Short summary of the book: Viktor E. Frankl describes his
journey for the struggle of survival in an Auschwitz concentration camp during
the Holocaust as well as finding hope and greater meaning in our lives.
I'm not doing any sort of review that explains the whole
premise and plot etc; I'm just voicing my opinions. For this, I might as well
add that there might be spoilers.
There are over 10 pages that I bookmarked with quotes that I
can carry through my life. This book did not teach me the actual meaning of
life in the sense to find it, but in knowing that it exists.
Through his autobiographical journey we are taken into the
holocaust and his experiences in it. He was in a concentration camp in
Auschwitz as well as doctoring those who fell ill and were dying. Through his
experience I could really empathize with his feelings. In such unbearably dark
times he found strength in spirit.
I think just saying ‘strength in spirit’ is a bit weak to
suffice how much he endured. If you read the book, even though the Holocaust
was a dark, depressing time and so you would believe that the book reflects
darkness and depression, though it does not. It is quite dark to read how much
they endured, but Frankl made it easy to find hope even when everything
crumbled down around him. I was so inspired. All that he said made sense. In
the beginning, I wouldn’t believe myself if I said I could relate to a sufferer
from the Holocaust, more so a concentration camp prisoner. However Frankl found
the words to touch us all, suffering in our own challenges in life, and reminds
us that as humans, it is normal to react a certain way to a situation, and that
not everything is subject to mental illness/neurosis. This reminds me of his
quotes I dearly kept close to heart.
“If there is meaning in life, then there is meaning in
suffering. Suffering is an eradicable part of life, even as fate and death.

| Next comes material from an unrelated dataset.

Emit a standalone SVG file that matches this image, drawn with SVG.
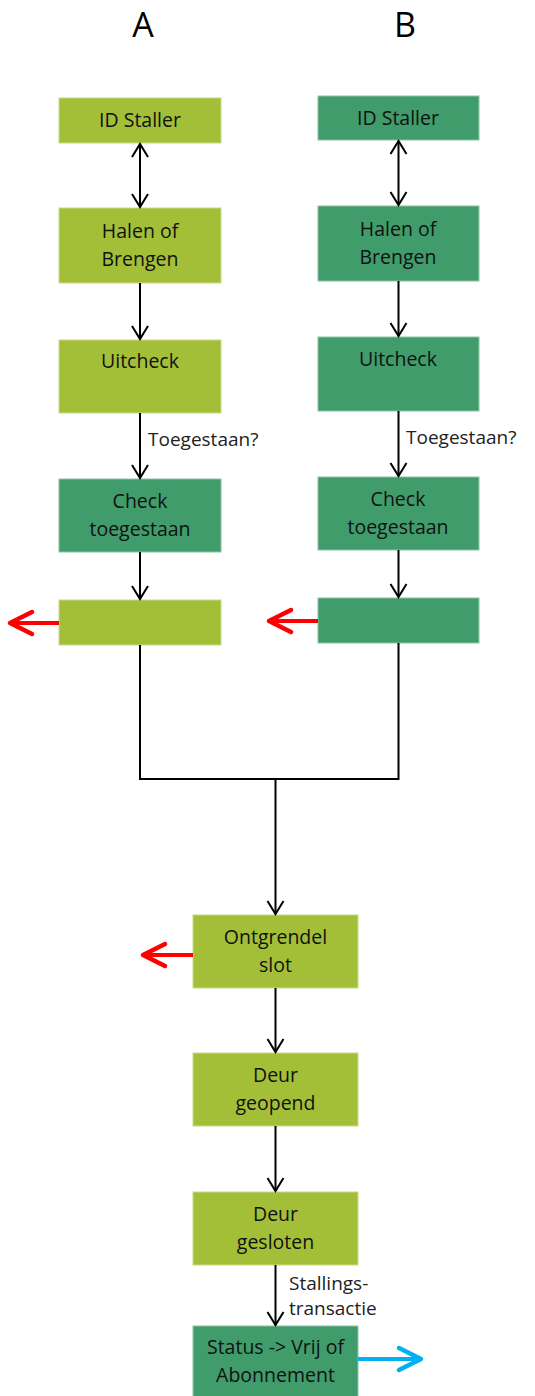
<svg xmlns="http://www.w3.org/2000/svg" width="535" height="1396" viewBox="0 0 535 1396">
  <style>
    .lg { fill: #A3BF37; stroke: #C8DA8A; stroke-width: 1; }
    .dg { fill: #409C6B; stroke: #8CC4A6; stroke-width: 1; }
    .t { font-family: "Open Sans", "Liberation Sans", sans-serif; font-size: 19.5px; fill: #111; text-anchor: middle; }
    .lbl { font-family: "Open Sans", "Liberation Sans", sans-serif; font-size: 19px; fill: #222; }
    .hdr { font-family: "Open Sans", "Liberation Sans", sans-serif; font-size: 34px; fill: #000; text-anchor: middle; }
    .ln { stroke: #000; stroke-width: 2; fill: none; }
    .red { stroke: #FF0000; stroke-width: 4; fill: none; }
    .blue { stroke: #00B0F0; stroke-width: 4; fill: none; }
  </style>
  <defs>
    <marker id="open" viewBox="0 0 20 20" refX="18" refY="10" markerWidth="20" markerHeight="20" markerUnits="userSpaceOnUse" orient="auto-start-reverse">
      <polyline points="5,2 18,10 5,18" fill="none" stroke="#000" stroke-width="2"/>
    </marker>
    <marker id="redHead" viewBox="0 0 30 30" refX="26" refY="15" markerWidth="30" markerHeight="30" markerUnits="userSpaceOnUse" orient="auto">
      <polyline points="4,4 26,15 4,26" fill="none" stroke="#FF0000" stroke-width="4.5" stroke-linecap="round" stroke-linejoin="round"/>
    </marker>
    <marker id="blueHead" viewBox="0 0 30 30" refX="26" refY="15" markerWidth="30" markerHeight="30" markerUnits="userSpaceOnUse" orient="auto">
      <polyline points="4,4 26,15 4,26" fill="none" stroke="#00B0F0" stroke-width="4.5" stroke-linecap="round" stroke-linejoin="round"/>
    </marker>
  </defs>

  <rect width="535" height="1396" fill="#FFFFFF"/>

  <!-- column headings -->
  <text class="hdr" x="143" y="37">A</text>
  <text class="hdr" x="405" y="37">B</text>

  <!-- column A -->
  <g id="a-id-staller">
    <rect class="lg" x="59" y="98" width="162" height="45"/>
    <text class="t" x="140" y="127">ID Staller</text>
  </g>
  <g id="a-halen">
    <rect class="lg" x="59" y="208" width="162" height="75"/>
    <text class="t" x="140" y="238">Halen of</text>
    <text class="t" x="140" y="266">Brengen</text>
  </g>
  <g id="a-uitcheck">
    <rect class="lg" x="59" y="340" width="162" height="73"/>
    <text class="t" x="140" y="368">Uitcheck</text>
  </g>
  <g id="a-check">
    <rect class="dg" x="59" y="479" width="162" height="73"/>
    <text class="t" x="140" y="508">Check</text>
    <text class="t" x="140" y="536">toegestaan</text>
  </g>
  <g id="a-empty">
    <rect class="lg" x="59" y="600" width="162" height="45"/>
  </g>

  <!-- column B -->
  <g id="b-id-staller">
    <rect class="dg" x="318" y="96" width="161" height="44"/>
    <text class="t" x="398" y="125">ID Staller</text>
  </g>
  <g id="b-halen">
    <rect class="dg" x="318" y="206" width="161" height="75"/>
    <text class="t" x="398" y="236">Halen of</text>
    <text class="t" x="398" y="264">Brengen</text>
  </g>
  <g id="b-uitcheck">
    <rect class="dg" x="318" y="337" width="161" height="74"/>
    <text class="t" x="398" y="366">Uitcheck</text>
  </g>
  <g id="b-check">
    <rect class="dg" x="318" y="477" width="161" height="73"/>
    <text class="t" x="398" y="506">Check</text>
    <text class="t" x="398" y="534">toegestaan</text>
  </g>
  <g id="b-empty">
    <rect class="dg" x="318" y="598" width="161" height="45"/>
  </g>

  <!-- shared tail -->
  <g id="ontgrendel">
    <rect class="lg" x="193" y="915" width="165" height="73"/>
    <text class="t" x="275.5" y="944">Ontgrendel</text>
    <text class="t" x="275.5" y="972">slot</text>
  </g>
  <g id="deur-geopend">
    <rect class="lg" x="193" y="1053" width="165" height="73"/>
    <text class="t" x="275.5" y="1082">Deur</text>
    <text class="t" x="275.5" y="1110">geopend</text>
  </g>
  <g id="deur-gesloten">
    <rect class="lg" x="193" y="1192" width="165" height="73"/>
    <text class="t" x="275.5" y="1221">Deur</text>
    <text class="t" x="275.5" y="1249">gesloten</text>
  </g>
  <g id="status">
    <rect class="dg" x="193" y="1326" width="165" height="72"/>
    <text class="t" x="275.5" y="1354">Status -&gt; Vrij of</text>
    <text class="t" x="275.5" y="1382">Abonnement</text>
  </g>

  <!-- connectors -->
  <g id="connectors">
    <line class="ln" x1="140" y1="144" x2="140" y2="207" marker-start="url(#open)" marker-end="url(#open)"/>
    <line class="ln" x1="140" y1="283" x2="140" y2="339" marker-end="url(#open)"/>
    <line class="ln" x1="140" y1="413" x2="140" y2="478" marker-end="url(#open)"/>
    <line class="ln" x1="140" y1="552" x2="140" y2="599" marker-end="url(#open)"/>

    <line class="ln" x1="398.5" y1="141" x2="398.5" y2="205" marker-start="url(#open)" marker-end="url(#open)"/>
    <line class="ln" x1="398.5" y1="281" x2="398.5" y2="336" marker-end="url(#open)"/>
    <line class="ln" x1="398.5" y1="411" x2="398.5" y2="476" marker-end="url(#open)"/>
    <line class="ln" x1="398.5" y1="550" x2="398.5" y2="597" marker-end="url(#open)"/>

    <polyline class="ln" points="140,645 140,779 398.5,779 398.5,643"/>
    <line class="ln" x1="275.5" y1="779" x2="275.5" y2="914" marker-end="url(#open)"/>
    <line class="ln" x1="275.5" y1="988" x2="275.5" y2="1052" marker-end="url(#open)"/>
    <line class="ln" x1="275.5" y1="1126" x2="275.5" y2="1191" marker-end="url(#open)"/>
    <line class="ln" x1="275.5" y1="1265" x2="275.5" y2="1325" marker-end="url(#open)"/>

    <line class="red" x1="59" y1="623" x2="10" y2="623" marker-end="url(#redHead)"/>
    <line class="red" x1="318" y1="621" x2="269" y2="621" marker-end="url(#redHead)"/>
    <line class="red" x1="193" y1="955" x2="143" y2="955" marker-end="url(#redHead)"/>
    <line class="blue" x1="358" y1="1359" x2="421" y2="1359" marker-end="url(#blueHead)"/>

    <text class="lbl" x="148" y="446">Toegestaan?</text>
    <text class="lbl" x="406" y="444">Toegestaan?</text>
    <text class="lbl" x="289" y="1290">Stallings-</text>
    <text class="lbl" x="289" y="1315">transactie</text>
  </g>
</svg>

Without suffering and death human life cannot be complete.”
But he doesn’t just ponder on the strength in suffering,
such as his next quote “ It is just such an exceptionally difficult external
situation which gives man the opportunity to grow spiritually beyond himself”
but the hope drawing from it. He speaks of suffering in the positive, something
that, in my case, takes a lot of practice and willpower. He doesn’t speak of
optimism but of hope.
He speaks of happiness, of finding laughter in the midst of
immense struggle, of holding on to the last bit of hope because that is what
keeps us living. It is what carries us on.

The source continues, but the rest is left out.